Although I think my days of rule breaking are over at least for this week. How many fresh starts are people allowed, there are 50 states I guess so I could start over a lot of I had to. Not that starting over 50 times is on my list of things to do. County and Carol were the two longest commitments that I had ever managed to make in my life and now, well now I guess it's time to try again. I don't know I would like to think that I haven't completely blown it with Carol. Time is the only thing that will tell with that. But hey that is enough of the sob story that has become my life.
It's good to hear from you, I was wondering how you were doing and if since I had upped and moved so fast if you'd be able to find me. Although it's not like I don't know where you are, hiding out in Philadelphia, you are so addicted to that city I don't think I'll ever hear that you have moved. The day you do move I will be in a state of complete and total shock. Ha, you move I still find that funny. The thought alone is enough to crack me up so that I can barely write. HAHA!
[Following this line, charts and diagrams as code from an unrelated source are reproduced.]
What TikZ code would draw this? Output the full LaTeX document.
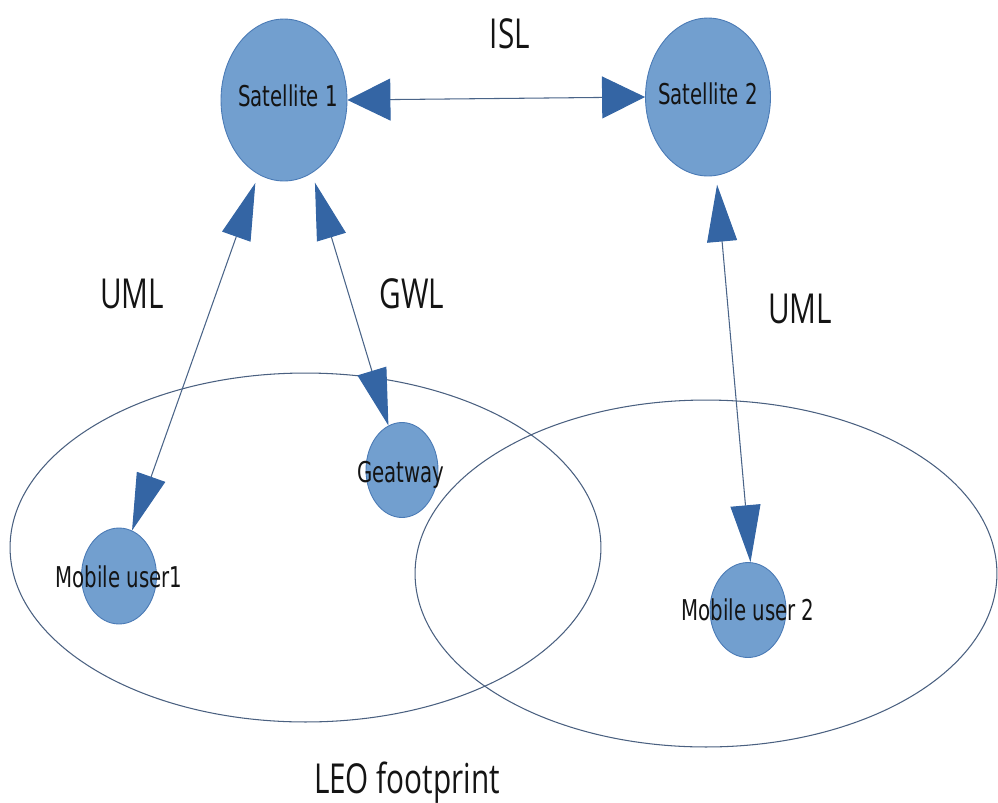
\documentclass[tikz,border=0pt]{standalone}
\usepackage{fontspec}
\usepackage{graphicx}
\setmainfont{DejaVu Sans}
\newfontfamily\linkfont{Open Sans}
\usetikzlibrary{shapes.geometric,arrows.meta}

\definecolor{bodyfill}{HTML}{729FCF}
\definecolor{bodyedge}{HTML}{4A7AB5}
\definecolor{tipblue}{HTML}{3465A4}
\definecolor{linkline}{HTML}{4A6488}
\definecolor{zoneline}{HTML}{4A6080}
\definecolor{inktext}{HTML}{141414}

\tikzset{
  islhead/.tip={Triangle[length=0.86cm,width=0.84cm,color=tipblue,fill=tipblue]},
  linkhead/.tip={Triangle[length=1.14cm,width=0.6cm,color=tipblue,fill=tipblue]},
  body/.style={ellipse, draw=bodyedge, fill=bodyfill, line width=0.5pt, inner sep=0pt},
  footprint/.style={ellipse, draw=zoneline, line width=0.6pt, inner sep=0pt},
  link/.style={draw=linkline, line width=0.6pt},
  nodetext/.style={text=inktext, font=\fontsize{16.3}{18}\selectfont, inner sep=0pt, anchor=base},
  linktext/.style={text=inktext, font=\linkfont\fontsize{23.5}{26}\selectfont, inner sep=0pt, anchor=base},
}

\begin{document}
\begin{tikzpicture}[x=0.02cm,y=-0.02cm]
\useasboundingbox (0,0) rectangle (998,802);

% coverage areas on the ground
\node[footprint, minimum width=11.82cm, minimum height=6.98cm] (zone1) at (305.5,547.5) {};
\node[footprint, minimum width=11.64cm, minimum height=6.94cm] (zone2) at (706,573.5) {};

% satellites and ground terminals
\node[body, minimum width=2.52cm, minimum height=3.24cm] (sat1) at (284,100) {};
\node[body, minimum width=2.50cm, minimum height=3.16cm] (sat2) at (708,97) {};
\node[body, minimum width=1.44cm, minimum height=1.90cm] (gw) at (402,470) {};
\node[body, minimum width=1.50cm, minimum height=1.92cm] (mu1) at (119,576) {};
\node[body, minimum width=1.52cm, minimum height=1.90cm] (mu2) at (748,610) {};

\node[nodetext] (sat1txt) at (288,106) {\scalebox{0.69}[1]{Satellite 1}};
\node[nodetext] (sat2txt) at (708,104) {\scalebox{0.69}[1]{Satellite 2}};
\node[nodetext] (gwtxt) at (401,482) {\scalebox{0.69}[1]{Geatway}};
\node[nodetext] (mu1txt) at (119,587) {\scalebox{0.69}[1]{Mobile user1}};
\node[nodetext] (mu2txt) at (748,620) {\scalebox{0.69}[1]{Mobile user 2}};

% links
\draw[link, islhead-islhead] (sat1.east) -- (sat2.west);
\draw[link, linkhead-linkhead, shorten <=0.18cm] (sat1.251) -- (mu1.74);
\draw[link, linkhead-linkhead, shorten <=0.2cm] (sat1.291) -- (gw.107);
\draw[link, linkhead-linkhead, shorten <=0.18cm] (sat2.276) -- (mu2.87);

% link labels
\node[linktext] (isl) at (510,48) {\scalebox{0.72}[1]{ISL}};
\node[linktext] (uml1) at (132,308) {\scalebox{0.72}[1]{UML}};
\node[linktext] (gwl) at (412,308) {\scalebox{0.72}[1]{GWL}};
\node[linktext] (uml2) at (800,323) {\scalebox{0.72}[1]{UML}};
\node[linktext] (leo) at (407,793) {\scalebox{0.72}[1]{LEO footprint}};
\end{tikzpicture}
\end{document}
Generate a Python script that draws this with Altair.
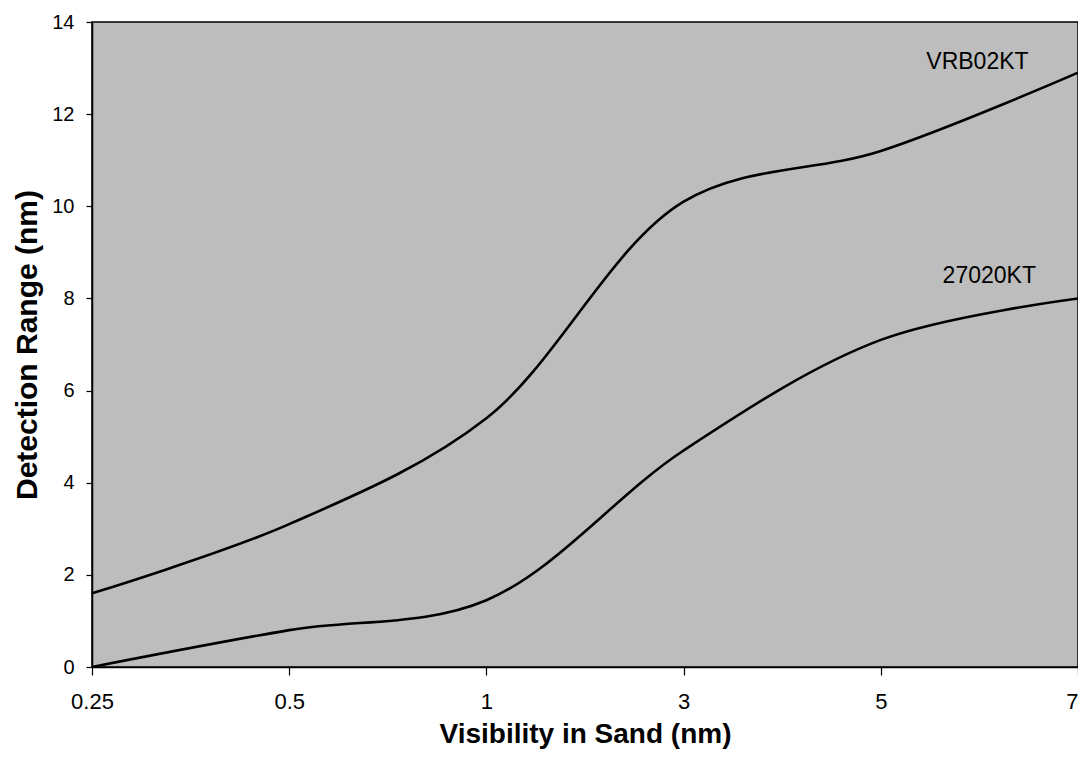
import altair as alt
import pandas as pd

# Data
x_labels = ["0.25", "0.5", "1", "3", "5", "7"]
vrb02kt = [1.6, 3.1, 5.4, 10.1, 11.2, 12.9]
kt27020 = [0.0, 0.8, 1.45, 4.7, 7.1, 8.0]

series_names = ["VRB02KT", "27020KT"]
label_x = [4.49, 4.55]
label_y = [13.13, 8.49]

rows = []
for i, lab in enumerate(x_labels):
    rows.append({"idx": i, "vis": lab, "series": "VRB02KT", "range": vrb02kt[i]})
    rows.append({"idx": i, "vis": lab, "series": "27020KT", "range": kt27020[i]})
df = pd.DataFrame(rows)
labels_df = pd.DataFrame({"series": series_names, "lx": label_x, "ly": label_y})

label_expr = "[" + ",".join("'%s'" % s for s in x_labels) + "][datum.value]"
last_idx = len(x_labels) - 1

x_scale = alt.Scale(domain=[0, last_idx], nice=False, zero=False)
y_scale = alt.Scale(domain=[0, 14], nice=False)

lines = alt.Chart(df).mark_line(
    interpolate="catmull-rom", color="#000000", strokeWidth=2.6
).encode(
    x=alt.X("idx:Q", scale=x_scale,
            axis=alt.Axis(title="Visibility in Sand (nm)", values=list(range(len(x_labels))),
                          labelExpr=label_expr, grid=False, tickSize=8, labelPadding=16,
                          labelFontSize=22, titleFontSize=28, titlePadding=8,
                          labelFlush=False,
                          labelAlign=alt.ExprRef("datum.value == %d ? 'right' : 'center'" % last_idx))),
    y=alt.Y("range:Q", scale=y_scale,
            axis=alt.Axis(title="Detection Range (nm)", values=list(range(0, 15, 2)),
                          grid=False, tickSize=6, labelPadding=12, labelFontSize=20,
                          titleFontSize=30, titlePadding=9, labelFlush=False)),
    detail="series:N",
)

texts = alt.Chart(labels_df).mark_text(
    fontSize=23, color="#000000", align="center", baseline="middle", font="Liberation Sans"
).encode(
    x=alt.X("lx:Q", scale=x_scale),
    y=alt.Y("ly:Q", scale=y_scale),
    text="series:N",
)

chart = alt.layer(lines, texts).properties(
    width=986, height=645,
    background="#ffffff",
    autosize=alt.AutoSizeParams(type="none"),
    padding={"left": 84, "top": 14, "right": 0, "bottom": 84},
).configure_view(
    fill="#bdbdbd", stroke="#000000", strokeWidth=1.5
).configure_axis(
    domainColor="#000000", domainWidth=1.5, tickColor="#000000", tickWidth=1.2,
    labelColor="#000000", titleColor="#000000",
    labelFont="Liberation Sans", titleFont="Liberation Sans",
    titleFontWeight="bold",
)

chart.save("out.html", embed_options={"renderer": "svg", "actions": False})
Sorry to hear that your dad is sick, hope he gets better here soon for you. I know that's got to be tough on you since you are so close with your family. I guess congrats are in order, I know you and Max will be good together, as long as he treats you well, if he doesn't well he'll have to deal with me. I know that you mentioned that he was still doing those studies for hospitals must be good work in that for him. Don't' hesitate to call and let me know if you are going to be up this way, we'll definitely have to get together and talk. I don't have many friends after all this and hearing from you has been the highlight of my rather long day. I'm glad that Carol wrote you and told you. I have to go now thought because I'm getting ready to pull a double shift covering for a coworker who needed the night off.
Doug
I got Doug's letter reading it brought a smile to my tired face. I had worked three shifts in a row and was worn completely out. Yet somehow that letter in the mailbox made my day seem not so bad. Doug seemed to be doing well and that was a high point. Maybe having to leave Chicago wasn't going to be a bad thing after all. I would have written him back that night but I was so tired I figured I'd get to it later. After all, how much of a difference could a day make?